Task brief -
Retype the data that follows line by line, exactly, and leave its pictures out.

Information provided -
........

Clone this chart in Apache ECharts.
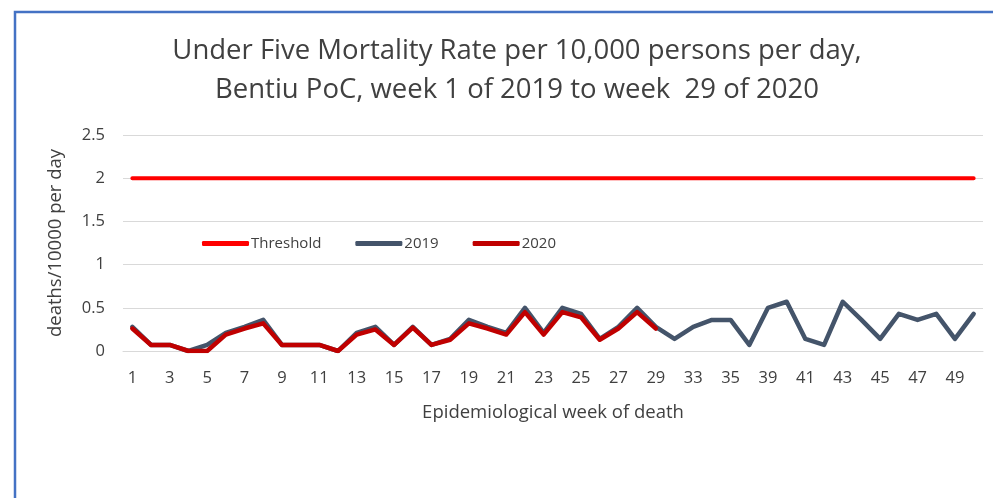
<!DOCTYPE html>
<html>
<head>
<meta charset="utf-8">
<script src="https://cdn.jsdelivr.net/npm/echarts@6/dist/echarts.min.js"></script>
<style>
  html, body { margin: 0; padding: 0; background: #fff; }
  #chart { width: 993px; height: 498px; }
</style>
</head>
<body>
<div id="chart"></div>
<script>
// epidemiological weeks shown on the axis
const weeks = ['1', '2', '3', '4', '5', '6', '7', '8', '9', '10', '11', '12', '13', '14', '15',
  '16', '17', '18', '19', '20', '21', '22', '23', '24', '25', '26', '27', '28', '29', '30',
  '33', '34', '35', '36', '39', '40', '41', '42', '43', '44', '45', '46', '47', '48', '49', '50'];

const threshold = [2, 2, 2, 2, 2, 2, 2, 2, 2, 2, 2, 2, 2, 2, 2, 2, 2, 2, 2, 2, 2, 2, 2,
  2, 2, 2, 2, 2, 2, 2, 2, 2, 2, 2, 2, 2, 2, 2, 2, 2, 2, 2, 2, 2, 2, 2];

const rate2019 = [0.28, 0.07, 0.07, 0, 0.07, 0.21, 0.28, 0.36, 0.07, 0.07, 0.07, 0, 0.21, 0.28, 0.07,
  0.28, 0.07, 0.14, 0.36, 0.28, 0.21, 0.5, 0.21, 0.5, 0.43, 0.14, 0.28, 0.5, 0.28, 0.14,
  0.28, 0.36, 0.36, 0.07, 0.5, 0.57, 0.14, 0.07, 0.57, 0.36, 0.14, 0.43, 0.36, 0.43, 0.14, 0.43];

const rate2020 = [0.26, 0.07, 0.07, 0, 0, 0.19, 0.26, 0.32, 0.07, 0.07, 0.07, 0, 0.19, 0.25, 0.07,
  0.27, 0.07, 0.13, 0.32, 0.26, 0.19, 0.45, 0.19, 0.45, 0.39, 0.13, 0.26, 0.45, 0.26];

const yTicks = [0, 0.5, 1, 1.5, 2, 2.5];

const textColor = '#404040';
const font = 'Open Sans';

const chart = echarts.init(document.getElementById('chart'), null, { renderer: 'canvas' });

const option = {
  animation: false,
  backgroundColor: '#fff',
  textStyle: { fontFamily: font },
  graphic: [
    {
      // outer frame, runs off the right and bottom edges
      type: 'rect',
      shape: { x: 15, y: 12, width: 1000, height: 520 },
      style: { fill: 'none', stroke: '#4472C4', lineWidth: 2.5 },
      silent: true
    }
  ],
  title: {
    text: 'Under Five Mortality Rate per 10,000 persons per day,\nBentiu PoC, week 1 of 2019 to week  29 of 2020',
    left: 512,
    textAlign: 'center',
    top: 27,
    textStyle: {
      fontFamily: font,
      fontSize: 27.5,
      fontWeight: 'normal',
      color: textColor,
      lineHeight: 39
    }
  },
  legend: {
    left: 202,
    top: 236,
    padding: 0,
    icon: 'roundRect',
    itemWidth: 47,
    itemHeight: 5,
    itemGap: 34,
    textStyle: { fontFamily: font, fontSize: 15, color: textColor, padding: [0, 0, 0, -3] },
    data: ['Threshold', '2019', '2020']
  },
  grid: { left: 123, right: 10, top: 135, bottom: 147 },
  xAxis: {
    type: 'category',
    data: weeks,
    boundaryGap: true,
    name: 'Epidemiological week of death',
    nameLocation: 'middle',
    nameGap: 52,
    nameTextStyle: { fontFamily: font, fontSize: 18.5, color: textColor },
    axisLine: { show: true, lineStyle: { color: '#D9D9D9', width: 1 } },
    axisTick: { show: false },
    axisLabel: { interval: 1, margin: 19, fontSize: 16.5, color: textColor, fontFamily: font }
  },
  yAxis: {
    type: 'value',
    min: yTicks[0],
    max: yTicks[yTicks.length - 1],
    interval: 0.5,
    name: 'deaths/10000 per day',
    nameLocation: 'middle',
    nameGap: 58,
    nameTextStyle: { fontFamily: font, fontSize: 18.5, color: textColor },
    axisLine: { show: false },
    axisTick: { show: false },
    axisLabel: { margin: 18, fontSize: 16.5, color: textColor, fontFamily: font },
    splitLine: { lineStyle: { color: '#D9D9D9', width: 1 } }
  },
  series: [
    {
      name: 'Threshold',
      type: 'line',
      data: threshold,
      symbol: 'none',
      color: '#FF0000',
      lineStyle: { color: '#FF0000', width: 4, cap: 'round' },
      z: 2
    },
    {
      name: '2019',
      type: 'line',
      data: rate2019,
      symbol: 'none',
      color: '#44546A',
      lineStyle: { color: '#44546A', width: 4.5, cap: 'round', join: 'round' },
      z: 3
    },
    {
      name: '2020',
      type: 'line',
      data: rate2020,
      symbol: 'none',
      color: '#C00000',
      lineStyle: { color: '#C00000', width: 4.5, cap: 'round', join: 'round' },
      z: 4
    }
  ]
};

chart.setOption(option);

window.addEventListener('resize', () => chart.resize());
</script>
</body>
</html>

........

Output of the task -
Clone this chart in Apache ECharts.
<!DOCTYPE html>
<html>
<head>
<meta charset="utf-8">
<script src="https://cdn.jsdelivr.net/npm/echarts@6/dist/echarts.min.js"></script>
<style>
  html, body { margin: 0; padding: 0; background: #fff; }
  #chart { width: 993px; height: 498px; }
</style>
</head>
<body>
<div id="chart"></div>
<script>
// epidemiological weeks shown on the axis
const weeks = ['1', '2', '3', '4', '5', '6', '7', '8', '9', '10', '11', '12', '13', '14', '15',
  '16', '17', '18', '19', '20', '21', '22', '23', '24', '25', '26', '27', '28', '29', '30',
  '33', '34', '35', '36', '39', '40', '41', '42', '43', '44', '45', '46', '47', '48', '49', '50'];

const threshold = [2, 2, 2, 2, 2, 2, 2, 2, 2, 2, 2, 2, 2, 2, 2, 2, 2, 2, 2, 2, 2, 2, 2,
  2, 2, 2, 2, 2, 2, 2, 2, 2, 2, 2, 2, 2, 2, 2, 2, 2, 2, 2, 2, 2, 2, 2];

const rate2019 = [0.28, 0.07, 0.07, 0, 0.07, 0.21, 0.28, 0.36, 0.07, 0.07, 0.07, 0, 0.21, 0.28, 0.07,
  0.28, 0.07, 0.14, 0.36, 0.28, 0.21, 0.5, 0.21, 0.5, 0.43, 0.14, 0.28, 0.5, 0.28, 0.14,
  0.28, 0.36, 0.36, 0.07, 0.5, 0.57, 0.14, 0.07, 0.57, 0.36, 0.14, 0.43, 0.36, 0.43, 0.14, 0.43];

const rate2020 = [0.26, 0.07, 0.07, 0, 0, 0.19, 0.26, 0.32, 0.07, 0.07, 0.07, 0, 0.19, 0.25, 0.07,
  0.27, 0.07, 0.13, 0.32, 0.26, 0.19, 0.45, 0.19, 0.45, 0.39, 0.13, 0.26, 0.45, 0.26];

const yTicks = [0, 0.5, 1, 1.5, 2, 2.5];

const textColor = '#404040';
const font = 'Open Sans';

const chart = echarts.init(document.getElementById('chart'), null, { renderer: 'canvas' });

const option = {
  animation: false,
  backgroundColor: '#fff',
  textStyle: { fontFamily: font },
  graphic: [
    {
      // outer frame, runs off the right and bottom edges
      type: 'rect',
      shape: { x: 15, y: 12, width: 1000, height: 520 },
      style: { fill: 'none', stroke: '#4472C4', lineWidth: 2.5 },
      silent: true
    }
  ],
  title: {
    text: 'Under Five Mortality Rate per 10,000 persons per day,\nBentiu PoC, week 1 of 2019 to week  29 of 2020',
    left: 512,
    textAlign: 'center',
    top: 27,
    textStyle: {
      fontFamily: font,
      fontSize: 27.5,
      fontWeight: 'normal',
      color: textColor,
      lineHeight: 39
    }
  },
  legend: {
    left: 202,
    top: 236,
    padding: 0,
    icon: 'roundRect',
    itemWidth: 47,
    itemHeight: 5,
    itemGap: 34,
    textStyle: { fontFamily: font, fontSize: 15, color: textColor, padding: [0, 0, 0, -3] },
    data: ['Threshold', '2019', '2020']
  },
  grid: { left: 123, right: 10, top: 135, bottom: 147 },
  xAxis: {
    type: 'category',
    data: weeks,
    boundaryGap: true,
    name: 'Epidemiological week of death',
    nameLocation: 'middle',
    nameGap: 52,
    nameTextStyle: { fontFamily: font, fontSize: 18.5, color: textColor },
    axisLine: { show: true, lineStyle: { color: '#D9D9D9', width: 1 } },
    axisTick: { show: false },
    axisLabel: { interval: 1, margin: 19, fontSize: 16.5, color: textColor, fontFamily: font }
  },
  yAxis: {
    type: 'value',
    min: yTicks[0],
    max: yTicks[yTicks.length - 1],
    interval: 0.5,
    name: 'deaths/10000 per day',
    nameLocation: 'middle',
    nameGap: 58,
    nameTextStyle: { fontFamily: font, fontSize: 18.5, color: textColor },
    axisLine: { show: false },
    axisTick: { show: false },
    axisLabel: { margin: 18, fontSize: 16.5, color: textColor, fontFamily: font },
    splitLine: { lineStyle: { color: '#D9D9D9', width: 1 } }
  },
  series: [
    {
      name: 'Threshold',
      type: 'line',
      data: threshold,
      symbol: 'none',
      color: '#FF0000',
      lineStyle: { color: '#FF0000', width: 4, cap: 'round' },
      z: 2
    },
    {
      name: '2019',
      type: 'line',
      data: rate2019,
      symbol: 'none',
      color: '#44546A',
      lineStyle: { color: '#44546A', width: 4.5, cap: 'round', join: 'round' },
      z: 3
    },
    {
      name: '2020',
      type: 'line',
      data: rate2020,
      symbol: 'none',
      color: '#C00000',
      lineStyle: { color: '#C00000', width: 4.5, cap: 'round', join: 'round' },
      z: 4
    }
  ]
};

chart.setOption(option);

window.addEventListener('resize', () => chart.resize());
</script>
</body>
</html>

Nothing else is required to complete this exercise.